The effects of the items and their toxins are regularly seen amongst the young workers who raid the e-waste fields, cleaning and dismantling items. The Guardian reportsthe men suffer from a number of physical and mental ailments, including burns, eye damage, nausea, anorexia, lung problems and back problems. Bellini has since created the BIT ROT project, which tells the stories of those involved in e-waste through personal photos. Bellini is using his most comfortable medium to get the word out that precautions must be taken, and he’s hoping for someone to take the bait along the way. Thus far, China and the United States are the primary leaders when it comes to properly disposing of and recycling electronic material. Both countries reduced the amount of e-waste by an impressive one-third in 2014. Furthermore, nations such as the United Kingdom, Norway, Denmark, Switzerland and Iceland are not far behind on an individual basis.
The unfortunate truth is, however, that results have been fairly slow. Despite the efforts of the U.S., the United Nations states the average American will produce approximately 65 pounds of e-waste per year, and these statistics are expected to increase by 33 percent over the next four years. Things often tend to get worse before they get better.
UN Undersecretary-General David Malone explained, “Worldwide, e-waste constitutes a valuable ‘urban mine’ - a large potential reservoir of recyclable materials. At the same time, the hazardous content of e-waste constitutes a ‘toxic mine’ that must be managed with extreme care... [This] provides a baseline for national policymakers, producers and the recycling industry to plan take-back systems.” Apparently, despite the grisly future prospects, it appears all hope is not lost.
A UNU study shows that the most common ways of properly disposing electronic items include municipalities, retailers and commercial pick-up services. However, while these options are available to most inner-city residents and suburbanites, there may be certain factors turning people off to the idea of employing such means. For one thing, pick-up services usually invoke prices depending on the number of items. Many people, while open to the idea of recycling, may not be open to the idea of having to pay to recycle, and thus the option becomes obsolete in their mind.

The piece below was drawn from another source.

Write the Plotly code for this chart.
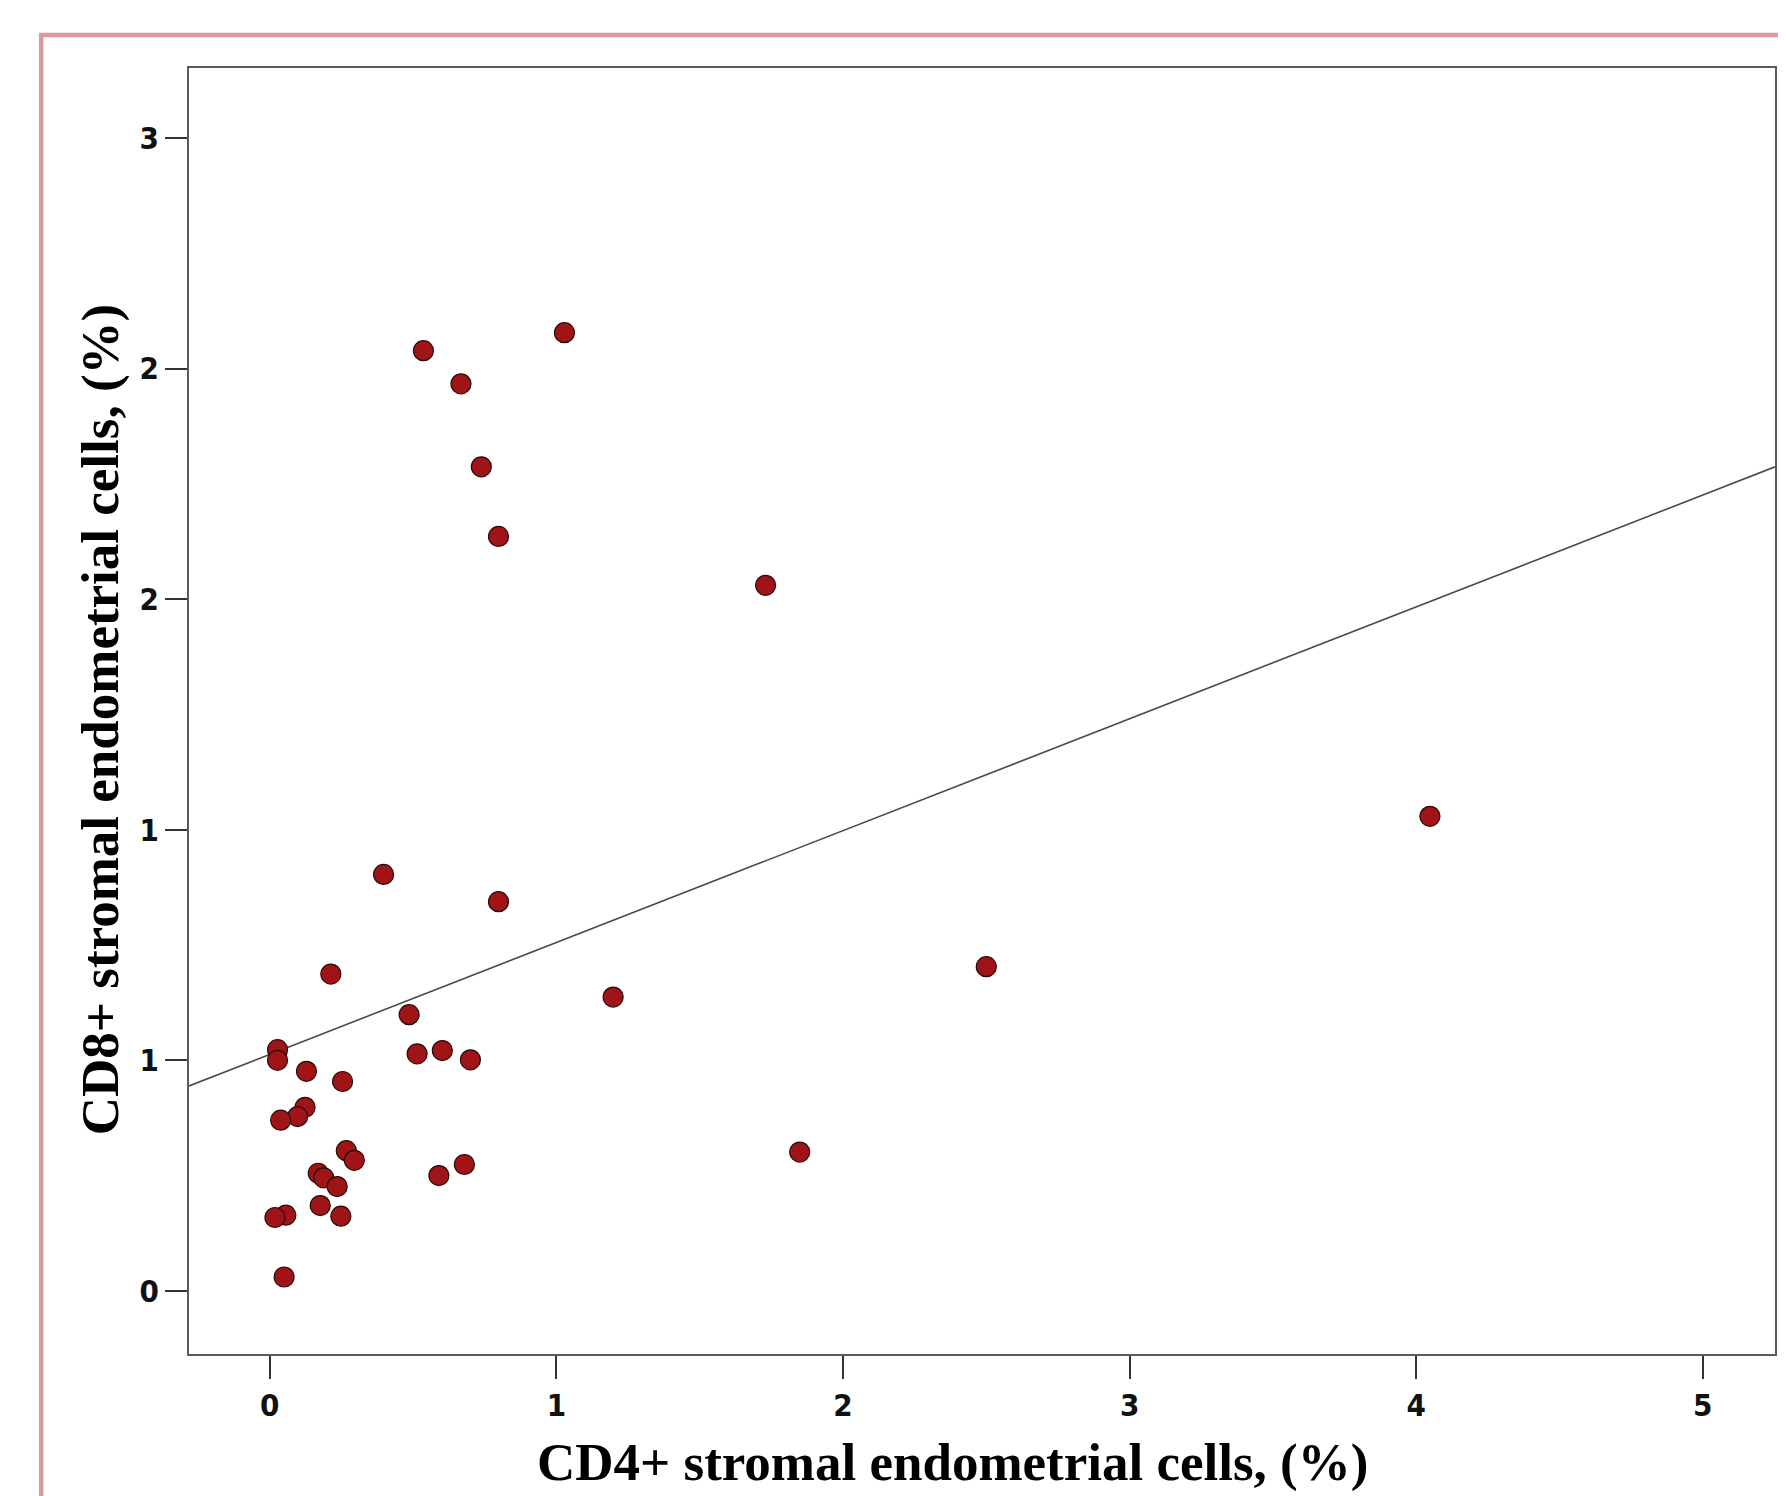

A more effective method might fall into the arena of municipalities. Collection points and various drop-off locations are likely to serve a more effective purpose as they require no fees. A few simple sheets to fill out, some basic contact information and boom! The job is done. One’s devices are quickly loaded up onto a cart where they are taken away and dismantled properly for usage in future items.
The study also briefly explains the regulations set forth by the Basel Convention, which was implemented in the early ‘90s to help protect human health and prevent illegal imports of toxic or poisonous materials from developing nations.
E-waste is generated from every country on every continent to one degree or another. Regulations and specific materials may differ depending on the region, but the globe is united in its abilities to produce waste and in its desires to prevent health hazards resulting from such waste. Plainly put, a world that “cooperates within itself” is likely to see its strength and safety rise in the coming years.